Von Trier is the most well-known member of the "Dogma 95 Manifesto" gang, a group of Danish filmmakers that swore off special effects, fancy camera work and artificial sets. "Dancer" is a departure from Dogma in that it incorporates some elaborate musical scenes, but it also adheres to it by its documentary-style lens work and murky, amateurish lighting. The contrast is stark and without mercy. Selma's pretend world of solace and joy never quite merges with the reality of her life, which becomes, minute by minute, too painful to behold.

Was she better off because of musicals, or were musicals her undoing? "Dancer" asks us this question, which poses a bigger question about the role and meaning of motion pictures in general.

The song and dance of Selma Selma (Bjork) is a plucky Czech who has emigrated to America in search of the Dream: She remains full of hope and optimism, even though she lives in a trailer in a dreary industrial town, working on a factory assembly line and moonlighting at various odd jobs. Selma suffers from hereditary blindness, as does her 12-year-old son Gene, and she is working feverishly to save up the money needed for an operation to save his eyesight, if not her own.

Selma is befriended by Kathy (Katherine Deneuve), another worker at the factory, and admired by Jeff (Peter Stormare), while maintaining a tense relationship with her landlords, the policeman Bill (David Morse) and his avaricious wife Linda (Cara Seymour).
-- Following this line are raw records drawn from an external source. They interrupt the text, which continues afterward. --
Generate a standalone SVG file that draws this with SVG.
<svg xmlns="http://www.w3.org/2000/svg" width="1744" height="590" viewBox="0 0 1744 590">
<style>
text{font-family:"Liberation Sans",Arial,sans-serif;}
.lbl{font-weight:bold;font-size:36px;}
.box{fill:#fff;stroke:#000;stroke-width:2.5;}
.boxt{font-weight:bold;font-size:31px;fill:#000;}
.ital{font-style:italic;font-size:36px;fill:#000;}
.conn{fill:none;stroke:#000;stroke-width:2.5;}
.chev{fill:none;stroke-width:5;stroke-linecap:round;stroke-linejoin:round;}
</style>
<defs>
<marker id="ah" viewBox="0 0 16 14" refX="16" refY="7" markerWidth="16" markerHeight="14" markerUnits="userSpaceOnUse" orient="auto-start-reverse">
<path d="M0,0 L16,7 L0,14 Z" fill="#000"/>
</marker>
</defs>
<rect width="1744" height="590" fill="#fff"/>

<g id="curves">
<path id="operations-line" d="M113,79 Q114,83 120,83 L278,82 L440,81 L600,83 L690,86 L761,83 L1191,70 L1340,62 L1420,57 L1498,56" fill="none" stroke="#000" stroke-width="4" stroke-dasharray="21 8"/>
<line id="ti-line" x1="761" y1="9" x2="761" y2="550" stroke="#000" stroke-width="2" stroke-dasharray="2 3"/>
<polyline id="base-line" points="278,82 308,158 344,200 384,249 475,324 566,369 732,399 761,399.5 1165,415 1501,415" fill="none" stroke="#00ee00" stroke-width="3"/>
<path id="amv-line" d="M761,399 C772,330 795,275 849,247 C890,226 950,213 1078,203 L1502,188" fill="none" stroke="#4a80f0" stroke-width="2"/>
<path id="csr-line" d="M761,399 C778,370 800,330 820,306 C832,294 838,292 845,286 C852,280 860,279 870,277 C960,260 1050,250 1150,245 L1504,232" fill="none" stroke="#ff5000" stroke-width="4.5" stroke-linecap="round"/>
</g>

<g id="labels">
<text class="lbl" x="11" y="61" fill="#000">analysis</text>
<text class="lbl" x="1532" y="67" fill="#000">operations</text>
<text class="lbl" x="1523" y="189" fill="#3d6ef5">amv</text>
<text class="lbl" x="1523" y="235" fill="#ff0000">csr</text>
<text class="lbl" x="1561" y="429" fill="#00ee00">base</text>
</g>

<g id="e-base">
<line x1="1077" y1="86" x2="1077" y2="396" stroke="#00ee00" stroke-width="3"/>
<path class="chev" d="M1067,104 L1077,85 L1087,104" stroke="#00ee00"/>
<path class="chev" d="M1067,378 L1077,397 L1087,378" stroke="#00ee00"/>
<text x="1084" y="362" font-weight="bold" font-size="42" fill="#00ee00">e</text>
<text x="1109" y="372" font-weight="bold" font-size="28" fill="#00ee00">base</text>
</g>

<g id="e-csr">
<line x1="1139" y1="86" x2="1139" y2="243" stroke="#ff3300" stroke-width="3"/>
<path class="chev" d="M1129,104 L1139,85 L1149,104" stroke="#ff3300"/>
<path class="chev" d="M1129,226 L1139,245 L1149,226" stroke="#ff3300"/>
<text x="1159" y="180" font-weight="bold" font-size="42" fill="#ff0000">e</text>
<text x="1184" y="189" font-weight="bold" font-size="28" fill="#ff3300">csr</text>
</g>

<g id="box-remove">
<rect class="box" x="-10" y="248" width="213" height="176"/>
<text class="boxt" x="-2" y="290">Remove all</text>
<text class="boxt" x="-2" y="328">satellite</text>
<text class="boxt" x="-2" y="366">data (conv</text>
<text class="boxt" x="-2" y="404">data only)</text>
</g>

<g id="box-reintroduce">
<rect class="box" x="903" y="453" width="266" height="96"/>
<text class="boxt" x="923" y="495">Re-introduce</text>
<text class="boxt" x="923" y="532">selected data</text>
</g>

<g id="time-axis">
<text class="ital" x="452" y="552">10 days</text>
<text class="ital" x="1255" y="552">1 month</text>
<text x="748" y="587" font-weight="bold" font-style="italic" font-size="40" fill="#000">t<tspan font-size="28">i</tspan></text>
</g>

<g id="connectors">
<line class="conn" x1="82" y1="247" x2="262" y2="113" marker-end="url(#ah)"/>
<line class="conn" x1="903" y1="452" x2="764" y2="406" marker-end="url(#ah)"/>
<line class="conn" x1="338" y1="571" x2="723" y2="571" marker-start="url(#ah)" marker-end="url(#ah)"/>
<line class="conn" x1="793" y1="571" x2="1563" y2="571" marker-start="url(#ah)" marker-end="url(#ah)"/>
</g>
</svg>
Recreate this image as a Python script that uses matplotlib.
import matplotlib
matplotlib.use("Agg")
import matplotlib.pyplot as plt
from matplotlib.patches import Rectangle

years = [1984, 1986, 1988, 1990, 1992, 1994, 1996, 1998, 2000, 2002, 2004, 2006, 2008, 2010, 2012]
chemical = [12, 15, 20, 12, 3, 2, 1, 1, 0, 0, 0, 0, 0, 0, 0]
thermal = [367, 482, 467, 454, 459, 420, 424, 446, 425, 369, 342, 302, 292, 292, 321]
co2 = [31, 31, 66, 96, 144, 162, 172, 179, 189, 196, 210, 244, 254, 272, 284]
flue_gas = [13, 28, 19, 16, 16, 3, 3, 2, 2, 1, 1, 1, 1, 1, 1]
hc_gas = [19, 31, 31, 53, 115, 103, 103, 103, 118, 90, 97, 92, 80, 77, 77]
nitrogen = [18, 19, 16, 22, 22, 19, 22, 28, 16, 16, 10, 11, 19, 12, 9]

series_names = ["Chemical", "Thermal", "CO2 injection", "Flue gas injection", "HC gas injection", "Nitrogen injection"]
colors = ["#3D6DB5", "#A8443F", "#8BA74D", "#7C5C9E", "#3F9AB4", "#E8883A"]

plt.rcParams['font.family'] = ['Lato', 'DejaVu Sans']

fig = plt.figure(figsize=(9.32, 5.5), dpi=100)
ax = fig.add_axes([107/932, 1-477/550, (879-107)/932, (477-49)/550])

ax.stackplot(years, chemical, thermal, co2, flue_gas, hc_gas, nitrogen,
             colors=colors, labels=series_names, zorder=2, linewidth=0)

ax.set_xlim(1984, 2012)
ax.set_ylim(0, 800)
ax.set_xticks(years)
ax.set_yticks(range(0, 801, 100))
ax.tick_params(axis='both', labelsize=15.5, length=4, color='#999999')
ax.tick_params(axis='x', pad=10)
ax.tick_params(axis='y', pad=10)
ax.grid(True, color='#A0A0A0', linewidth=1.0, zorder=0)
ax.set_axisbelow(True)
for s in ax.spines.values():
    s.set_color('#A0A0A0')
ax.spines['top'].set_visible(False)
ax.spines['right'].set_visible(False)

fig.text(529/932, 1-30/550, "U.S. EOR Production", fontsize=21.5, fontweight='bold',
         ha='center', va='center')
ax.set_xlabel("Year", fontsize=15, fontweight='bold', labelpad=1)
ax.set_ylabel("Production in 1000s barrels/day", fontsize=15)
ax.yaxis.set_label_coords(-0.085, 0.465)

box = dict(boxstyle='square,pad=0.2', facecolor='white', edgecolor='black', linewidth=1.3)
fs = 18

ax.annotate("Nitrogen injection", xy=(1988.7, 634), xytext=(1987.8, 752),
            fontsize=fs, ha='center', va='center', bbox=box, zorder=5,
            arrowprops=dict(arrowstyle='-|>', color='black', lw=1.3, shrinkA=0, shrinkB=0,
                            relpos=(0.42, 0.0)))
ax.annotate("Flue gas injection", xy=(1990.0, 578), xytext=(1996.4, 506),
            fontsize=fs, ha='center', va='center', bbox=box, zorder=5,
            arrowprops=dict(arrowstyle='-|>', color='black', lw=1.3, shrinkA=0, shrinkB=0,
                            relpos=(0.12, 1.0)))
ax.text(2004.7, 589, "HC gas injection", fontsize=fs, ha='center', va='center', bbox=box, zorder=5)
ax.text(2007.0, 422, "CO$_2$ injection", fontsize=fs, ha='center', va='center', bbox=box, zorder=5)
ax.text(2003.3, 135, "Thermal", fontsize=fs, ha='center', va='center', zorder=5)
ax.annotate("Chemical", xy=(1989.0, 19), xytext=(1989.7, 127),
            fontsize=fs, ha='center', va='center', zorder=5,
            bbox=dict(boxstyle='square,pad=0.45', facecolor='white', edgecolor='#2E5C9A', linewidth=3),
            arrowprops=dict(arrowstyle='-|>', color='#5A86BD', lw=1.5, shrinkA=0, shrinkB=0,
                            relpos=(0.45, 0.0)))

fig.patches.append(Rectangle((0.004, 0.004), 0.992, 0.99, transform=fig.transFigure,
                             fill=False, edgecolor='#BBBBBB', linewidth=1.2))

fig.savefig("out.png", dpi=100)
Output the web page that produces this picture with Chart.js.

While her daily life is drab, Selma lands a part in a local production of "The Sound of Music," and she constantly daydreams about music and dance; for her, the real American Dream lies in Hollywood musicals. Her dreams are shattered, though, when her savings are stolen by someone close to her, and she has to resort to violence to get it back. The consequences are severe, and she has to choose between sacrificing herself or her son's eyesight . . .

"Dancer in the Dark" opens Dec. 23 at Marunouchi Prazer and other theaters.